By Thea Singer, republished from news@Northeastern
In the age of Big Data, automated systems can track societal events on a global scale. These systems code and collect vast stores of real-time “event data”—happenings gleaned from news articles covering everything from political protests to ecological shifts around the world.
In new research published in the journal Science, Northeastern network scientist David Lazer and his colleagues analyzed the effectiveness of four global-scale databases and found they are falling short when tested for reliability and validity.
Misclassification and duplication
The fully automated systems studied were the International Crisis Early Warning System, or ICEWS, maintained by Lockheed Martin, and Global Data on Events Language and Tone, or GDELT, developed and run out of Georgetown University. The others were the hand-coded Gold Standard Report, or GSR, generated by the nonprofit MITRE Corp., and the Social, Political, and Economic Event Database, or SPEED, at the University of Illinois, which uses both human and automated coding.

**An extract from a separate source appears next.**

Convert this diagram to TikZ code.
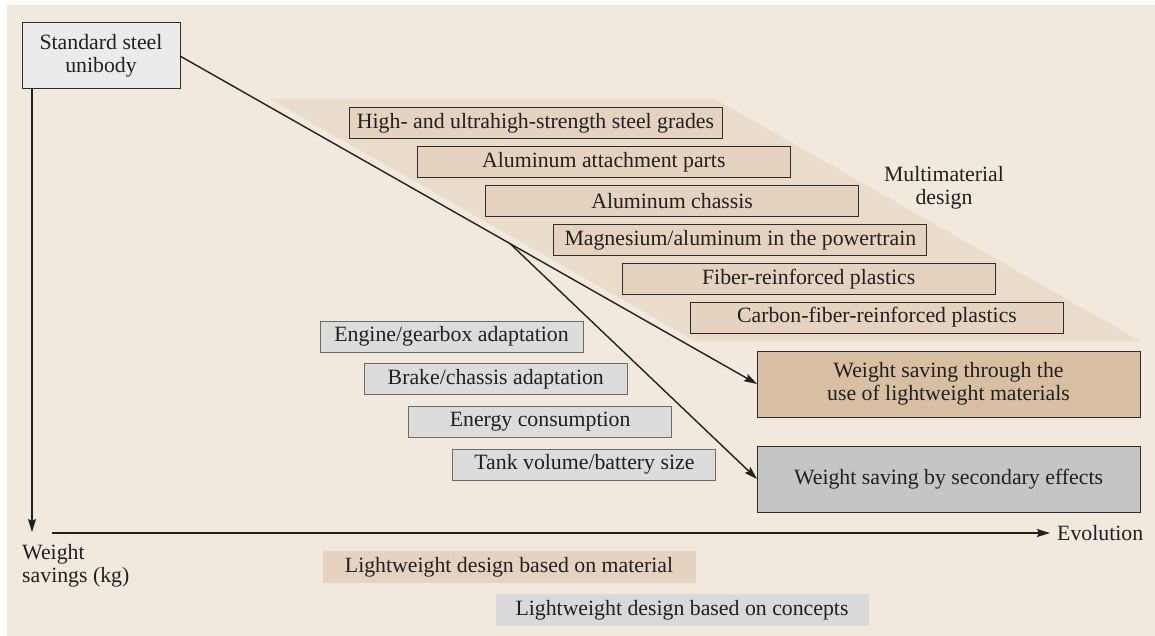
\documentclass[tikz,border=0pt]{standalone}
\usepackage{fontspec}
\setmainfont{Liberation Serif}
\usetikzlibrary{arrows.meta,calc}

\definecolor{bgcol}{HTML}{F2E9DE}
\definecolor{bandcol}{HTML}{EADCCB}
\definecolor{matfill}{HTML}{E5D3BF}
\definecolor{matmain}{HTML}{D9BFA1}
\definecolor{confill}{HTML}{DCDCDC}
\definecolor{secfill}{HTML}{C4C5C4}
\definecolor{legcon}{HTML}{D9D9D9}
\definecolor{unifill}{HTML}{EBEBEB}
\definecolor{ink}{HTML}{231F20}
\definecolor{edgedark}{HTML}{2E2B2A}
\definecolor{edgegray}{HTML}{6A6A6A}

\tikzset{
  txt/.style={font=\fontsize{21.8}{23.5}\selectfont, text=ink},
  boxbase/.style={txt, draw, line width=1pt, outer sep=0pt, inner sep=0pt, align=center},
  matbox/.style={boxbase, draw=edgedark, fill=matfill, minimum width=373pt, minimum height=31pt},
  conbox/.style={boxbase, draw=edgegray, fill=confill, minimum width=263pt, minimum height=31pt},
  bigbox/.style={boxbase, draw=edgedark, minimum width=383pt, minimum height=66pt},
  legbox/.style={txt, inner sep=0pt, outer sep=0pt, minimum width=373pt, minimum height=32pt},
  arr/.style={draw=ink, line width=1.4pt, -{Stealth[length=13pt,width=8pt,inset=2pt]}},
  ln/.style={draw=ink, line width=1.4pt},
}

\begin{document}
\begin{tikzpicture}[x=1pt, y=-1pt]
  \useasboundingbox (0,0) rectangle (1155,636);
  % page background
  \fill[bgcol] (7,5) rectangle (1155,636);

  % band behind the multimaterial options
  \fill[bandcol] (270,99) -- (715,99) -- (1140,341) -- (695,341) -- cycle;

  % starting point
  \node[boxbase, draw=edgedark, fill=unifill, minimum width=158pt, minimum height=66pt]
    (unibody) at (101,56) {Standard steel\\unibody};

  % material-based options
  \node[matbox] (m1) at (535.5,123.5) {High- and ultrahigh-strength steel grades};
  \node[matbox] (m2) at (603.8,162.3) {Aluminum attachment parts};
  \node[matbox] (m3) at (672.1,201.1) {Aluminum chassis};
  \node[matbox] (m4) at (740.4,239.9) {Magnesium/aluminum in the powertrain};
  \node[matbox] (m5) at (808.7,278.7) {Fiber-reinforced plastics};
  \node[matbox] (m6) at (877.0,317.5) {Carbon-fiber-reinforced plastics};

  \node[txt, align=center, inner sep=0pt] (multi) at (944,188) {Multimaterial\\design};

  % concept-based options
  \node[conbox] (c1) at (451.5,336.5) {Engine/gearbox adaptation};
  \node[conbox] (c2) at (495.8,379.2) {Brake/chassis adaptation};
  \node[conbox] (c3) at (540.1,421.9) {Energy consumption};
  \node[conbox] (c4) at (584.4,464.6) {Tank volume/battery size};

  % outcomes
  \node[bigbox, fill=matmain] (matbig) at (948.5,384) {Weight saving through the\\use of lightweight materials};
  \node[bigbox, fill=secfill] (secbig) at (948.5,479) {Weight saving by secondary effects};

  % axes
  \coordinate (ytip) at (32,532);
  \coordinate (xstart) at (52,533);
  \node[txt, anchor=west, inner xsep=7pt, inner ysep=0pt] (evo) at (1050,533) {Evolution};
  \node[txt, anchor=north west, align=left, inner sep=0pt] (wsave) at (22,544)
    {Weight\\savings (kg)};
  \draw[arr] ([xshift=10pt]unibody.south west) -- (ytip);
  \draw[arr] (xstart) -- (evo.west);

  % development paths
  \draw[arr] (unibody.east) -- (matbig.west);
  \coordinate (branch) at ($(unibody.east)!0.572!(matbig.west)$);
  \draw[arr] (branch) -- (secbig.west);

  % legend
  \node[legbox, fill=matfill] (legmat) at (509,567) {Lightweight design based on material};
  \node[legbox, fill=legcon] (legcon) at (682,610) {Lightweight design based on concepts};
\end{tikzpicture}
\end{document}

First, the researchers tested the systems’ reliability: Did they all detect the same protest events in Latin America? The answer was “not very well.” ICEWS and GDELT, they found, rarely reported the same protests, and ICEWS and SPEED agreed on just 10.3 percent of them.
Next they assessed the systems’ validity: Did the protest events reported actually occur? Here they found that only 21 percent of GDELT’s reported events referred to real protests. ICEWS’ track record was better, but the system reported the same event more than once, jacking up the protest count.
The systems were also vulnerable to missing news. “If something doesn’t get reported in a newspaper or a similar outlet, it will not appear in any of these databases, no matter how important it really is,” says Lazer, Distinguished Professor of Political Science and Computer and Information Sciences who also co-directs the NULab for Texts, Maps, and Networks.
“These global-monitoring systems can be incredibly valuable, transformative even,” added Lazer. “Without good data, you can’t develop a good understanding of the world. But to gain the insights required to tackle global problems such as national security and climate change, researchers need more reliable event data.”
And what about the reported protests that actually weren’t protests at all? “Automated systems can misclassify words,” says Lazer. For example, the word “protest” in a news article can refer to an actual political demonstration, but it can also refer to, say, a political candidate “protesting” comments from a rival candidate.
“It’s so easy for us as humans to read something and know what it means,” says Lazer. “That’s not so for a set of computational rules.”
Analysis begets policy
From community building among scholars and the formation of multidisciplinary groups—which were among the policy recommendations by the researchers—teams within the group could compete against one another to spur innovation.
“Transparency is key,” says Lazer. In the best-case scenario, the development methods, the software, and the source materials would be available to everyone involved. “But many of the source materials have copyright protection, and so they can’t be shared widely,” he says. “So one question is: How do we develop a large publicly shareable corpus?”
Participants should be able to test their varying coding methods on open, representative sets of event data to see how the methods compare, Lazer says. Contests could be used as a catalyst. Finally, the researchers recommend that a consortium should be established to balance the business needs of the news providers with the source needs of the developers and event-data users.
The authors suggest that reliable data-tracking systems can be used to build models that anticipate the escalation of conflicts, forecast the progression of epidemics, or trace the effect of global warming on the ecosystem.